Member bedrock
The Bedrock Stories
The Bedrock Stories hold the center of Step Parent Path: a boy on a bike, a girl on the ferry, and the quiet mercy of families learning how to make room.
Here the house, the harbor, the field, and the kitchen become a way of seeing family again.
I am Ian. I do not come to this work as a clean man with clean advice.
I come from Southern Utah, from red dirt and meetinghouse carpet, from mountains that make silence feel like a language, from a faith that taught me duty before I had words for all the things duty can hide.
Some of that saved me.
Some of it taught me to keep carrying what should have been named.
I learned how to serve, how to lead, how to solve a problem, how to make the numbers come into focus, how to fix what was broken enough to keep the day moving. I was slower to learn how a man tells the truth when the truth does not make him look useful.
Then came the years I still handle carefully. There was a road. There was a body hurt. There were vows that had not been guarded the way vows deserve to be guarded. There was fear, embarrassment, and the strange violence of seeing private pain become a public paragraph.
The woman in that story is the mother of my children.
That sentence has to govern the rest of the sentence.
She is not a character in my becoming. She is not the villain at the edge of my map. I will not make her small so I can sound wise. I will not make her a symbol so my hurt has an easier shape.
Whatever else is true, our children deserve language that protects their dignity. And sometimes that means protecting the dignity of both parents as far as honesty allows.
I have been hurt. I have hurt. I have hidden. I have had to learn that shame does not make a house safer. It only makes the rooms smaller and the air harder to breathe.
Family is not an argument I am trying to win anymore.
Family is the place where I am learning to come home without costume. Six children. Remarriage. Groceries. Dishes. School logistics. Tired evenings. Too many tabs open in my head. Somebody still needing dinner. Somebody still needing me to lower my voice before I explain myself.

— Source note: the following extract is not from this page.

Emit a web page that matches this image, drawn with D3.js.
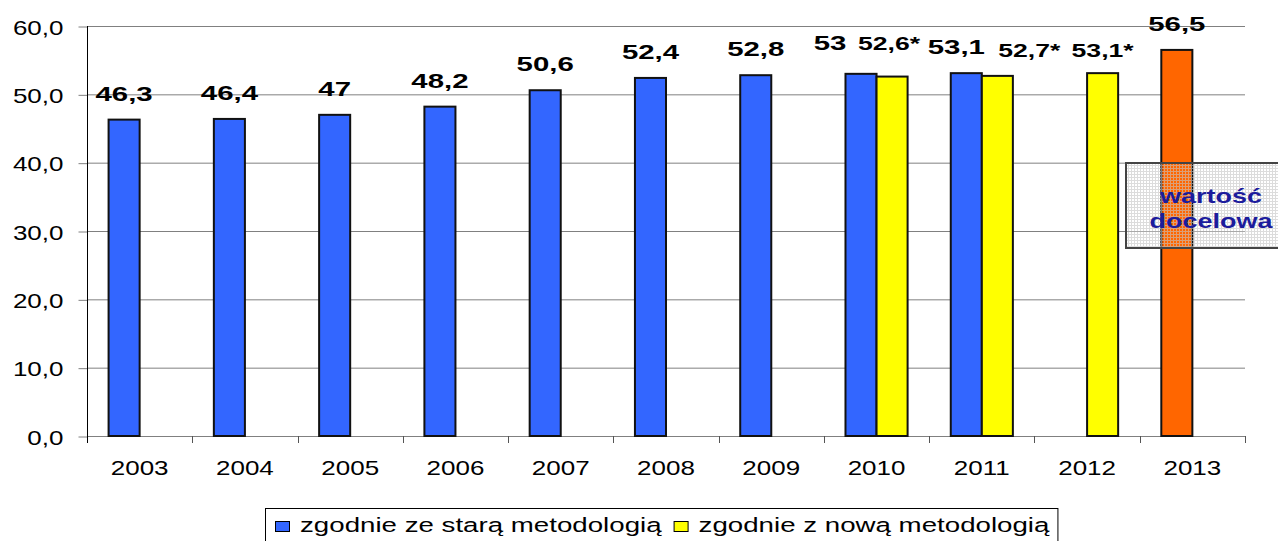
<!DOCTYPE html>
<html>
<head>
<meta charset="utf-8">
<script src="https://cdn.jsdelivr.net/npm/d3@7"></script>
<style>
  html, body { margin: 0; padding: 0; background: #fff; }
  svg { display: block; font-family: "Liberation Sans", Arial, sans-serif; }
</style>
</head>
<body>
<div id="chart"></div>
<script>
const years = ['2003', '2004', '2005', '2006', '2007', '2008', '2009', '2010', '2011', '2012', '2013'];
const oldMethod = [46.3, 46.4, 47, 48.2, 50.6, 52.4, 52.8, 53, 53.1, null, 56.5];
const newMethod = [null, null, null, null, null, null, null, 52.6, 52.7, 53.1, null];
const targetYear = '2013';
const yTicks = [0, 10, 20, 30, 40, 50, 60];
const seriesNames = ['zgodnie ze starą metodologią', 'zgodnie z nową metodologią'];
const targetNote = ['wartość', 'docelowa'];

const width = 1278, height = 541;
const margin = { top: 26, right: 33, bottom: 105, left: 87 };
const colors = { old: '#3366ff', new: '#ffff00', target: '#ff6600' };

// hand placed labels in the original, shifted from the bar centre (px)
const nudge = {
  'old-2010': [-31, -5], 'old-2011': [-10, 0],
  'new-2010': [-3, -8], 'new-2011': [32, 0], 'new-2012': [0, 3]
};

const fmt = v => String(v).replace('.', ',');

const svg = d3.select('#chart').append('svg')
  .attr('width', width)
  .attr('height', height);

const defs = svg.append('defs');
const pat = defs.append('pattern')
  .attr('id', 'grid')
  .attr('width', 3).attr('height', 3)
  .attr('patternUnits', 'userSpaceOnUse');
pat.append('path')
  .attr('d', 'M0 0.5H3M0.5 0V3')
  .attr('stroke', '#c4c4c4')
  .attr('stroke-width', 1)
  .attr('opacity', 0.6);

// text in the source picture is stretched sideways
function wideText(parent, x, y, str, size, sx, anchor) {
  return parent.append('text')
    .attr('transform', `translate(${x},${y}) scale(${sx},1)`)
    .attr('text-anchor', anchor || 'middle')
    .style('font-size', size + 'px')
    .text(str);
}

const x0 = d3.scaleBand()
  .domain(years)
  .range([margin.left, width - margin.right])
  .paddingInner(0.41)
  .paddingOuter(0.205);

const x1 = d3.scaleBand()
  .domain(['old', 'new'])
  .range([0, x0.bandwidth()]);

const y = d3.scaleLinear()
  .domain([0, 60])
  .range([height - margin.bottom, margin.top]);

// gridlines
svg.append('g')
  .selectAll('line')
  .data(yTicks.slice(1))
  .enter()
  .append('line')
  .attr('x1', margin.left)
  .attr('x2', width - margin.right)
  .attr('y1', d => y(d) + 0.5)
  .attr('y2', d => y(d) + 0.5)
  .attr('stroke', '#808080')
  .attr('stroke-width', 1);

// y axis
const yAxis = svg.append('g')
  .attr('transform', `translate(${margin.left + 0.5},0.5)`)
  .call(d3.axisLeft(y).tickValues(yTicks).tickSize(9).tickSizeOuter(0)
    .tickFormat(d => d3.format('.1f')(d).replace('.', ',')));
yAxis.select('.domain').remove();
yAxis.selectAll('line').attr('stroke', '#808080');
yAxis.selectAll('text').remove();
yAxis.selectAll('.tick').each(function (d) {
  wideText(d3.select(this), -24, 7.5, d3.format('.1f')(d).replace('.', ','), 20, 1.3, 'end')
    .attr('fill', '#000');
});

// x axis
const step = x0.step();
const bounds = years.map(d => x0(d) - (step - x0.bandwidth()) / 2).concat([width - margin.right]);
svg.append('line')
  .attr('x1', margin.left).attr('x2', width - margin.right)
  .attr('y1', y(0) + 0.5).attr('y2', y(0) + 0.5)
  .attr('stroke', '#808080');
svg.append('g')
  .selectAll('line')
  .data(bounds)
  .enter()
  .append('line')
  .attr('x1', d => Math.round(d) + 0.5).attr('x2', d => Math.round(d) + 0.5)
  .attr('y1', y(0)).attr('y2', y(0) + 7)
  .attr('stroke', '#555');
const xLabels = svg.append('g');
years.forEach(d => {
  wideText(xLabels, x0(d) + x0.bandwidth() / 2, y(0) + 39, d, 20, 1.3);
});

svg.append('line')
  .attr('x1', margin.left + 0.5).attr('x2', margin.left + 0.5)
  .attr('y1', y(60)).attr('y2', y(0) + 7)
  .attr('stroke', '#000');

// bars
const rows = [];
years.forEach((yr, i) => {
  if (oldMethod[i] != null) rows.push({ year: yr, key: 'old', value: oldMethod[i] });
  if (newMethod[i] != null) rows.push({ year: yr, key: 'new', value: newMethod[i] });
});

svg.append('g')
  .selectAll('rect')
  .data(rows)
  .enter()
  .append('rect')
  .attr('x', d => x0(d.year) + x1(d.key))
  .attr('y', d => y(d.value))
  .attr('width', x1.bandwidth())
  .attr('height', d => y(0) - y(d.value))
  .attr('fill', d => d.year === targetYear ? colors.target : colors[d.key])
  .attr('stroke', '#111')
  .attr('stroke-width', 2);

// target value note
const note = svg.append('g');
note.append('rect')
  .attr('x', 1126).attr('y', 163)
  .attr('width', 172).attr('height', 85)
  .attr('fill', 'url(#grid)')
  .attr('stroke', '#444')
  .attr('stroke-width', 2);
targetNote.forEach((t, i) => {
  wideText(note, 1211, 203 + i * 25, t, 20, 1.35)
    .attr('fill', '#1c1c9c')
    .style('font-weight', 'bold');
});

// value labels
const labels = svg.append('g').style('font-weight', 'bold');
rows.forEach(d => {
  const n = nudge[d.key + '-' + d.year] || [0, 0];
  const cx = x0(d.year) + x1(d.key) + x1.bandwidth() / 2 + n[0];
  const cy = y(d.value) - 19 + n[1];
  if (d.key === 'old') wideText(labels, cx, cy, fmt(d.value), 21, 1.4);
  else wideText(labels, cx, cy, fmt(d.value) + '*', 19, 1.4);
});

// legend
const legend = svg.append('g');
const legBox = legend.append('rect')
  .attr('x', 265.5).attr('y', 508.5)
  .attr('height', 50)
  .attr('fill', '#fff')
  .attr('stroke', '#000');
let lx = 275;
const legS = 1.42;
seriesNames.forEach((name, i) => {
  legend.append('rect')
    .attr('x', lx + 0.5).attr('y', 521.5)
    .attr('width', 14).attr('height', 10)
    .attr('fill', i === 0 ? colors.old : colors.new)
    .attr('stroke', '#000');
  const t = wideText(legend, lx + 25, 532, name, 19.5, legS, 'start');
  lx += 25 + t.node().getComputedTextLength() * legS + 12;
});
legBox.attr('width', lx - 12 + 8 - 265);
</script>
</body>
</html>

It is my safe place now, but not because it is easy. It is safe because it keeps asking me to become honest in ordinary ways. Apologize faster. Tell the truth without making a scene. Repair the sentence I broke. Let love show up as behavior before I turn it into language.
My spiritual life is changing too. I still need meaning. I probably always will. There is a part of me that has always listened for the deeper music under things.
But I trust that music less when it floats above the dishes.
I trust it more when it helps me forgive without pretending, make a boundary without cruelty, hold my own shame without handing it to a child, and choose the next honest thing when nobody is applauding.
That is where Step Parent Path comes from. Not expertise. Not innocence. Not a performance of healing. Just the daily work of walking back into ordinary rooms and trying to make love visible there.
There was a man who inherited a field after the fence had fallen.
Some of the stones belonged to his fathers. Some had been carried there by strangers. Some had been knocked loose in a storm no one in the village wanted to remember.
The man said, I will build the wall again, higher than before, so no one can mistake what is mine.
So he gathered the stones in the heat of the day. He set the large ones first, then the small ones, and when his hands began to bleed he was glad, because bleeding made the work feel righteous.
Near evening a child came to the field with an empty cup.
The child climbed over the unfinished wall, walked to the old well, and drew water.
The man said, Why do you cross what I am building?
The child said, I was thirsty.
The man said, This wall is here so the field will be known.
The child looked at the stones, and then at the well, and said, Do not move the well.
That night the man slept badly. In the morning he built again, but not as before. He left enough stones to remember the boundary and enough path to reach the water.
And when the children came, they still knew whose field it was.
But they also knew where to drink.
Some men from the village passed by and said the wall was unfinished.
The man did not answer them.
Another man passed by and said the path made the field too open.
The man did not answer him either.
But one afternoon, when the dry month had made the grass brittle and the road white with dust, a woman came carrying a child who was too tired to cry. She saw the stones. She saw the path. She saw the well.
She crossed without asking permission.
And the man, who had once wanted the whole village to know where his field began, found himself praying only that the rope would hold.
After that, he kept a cup on the stones.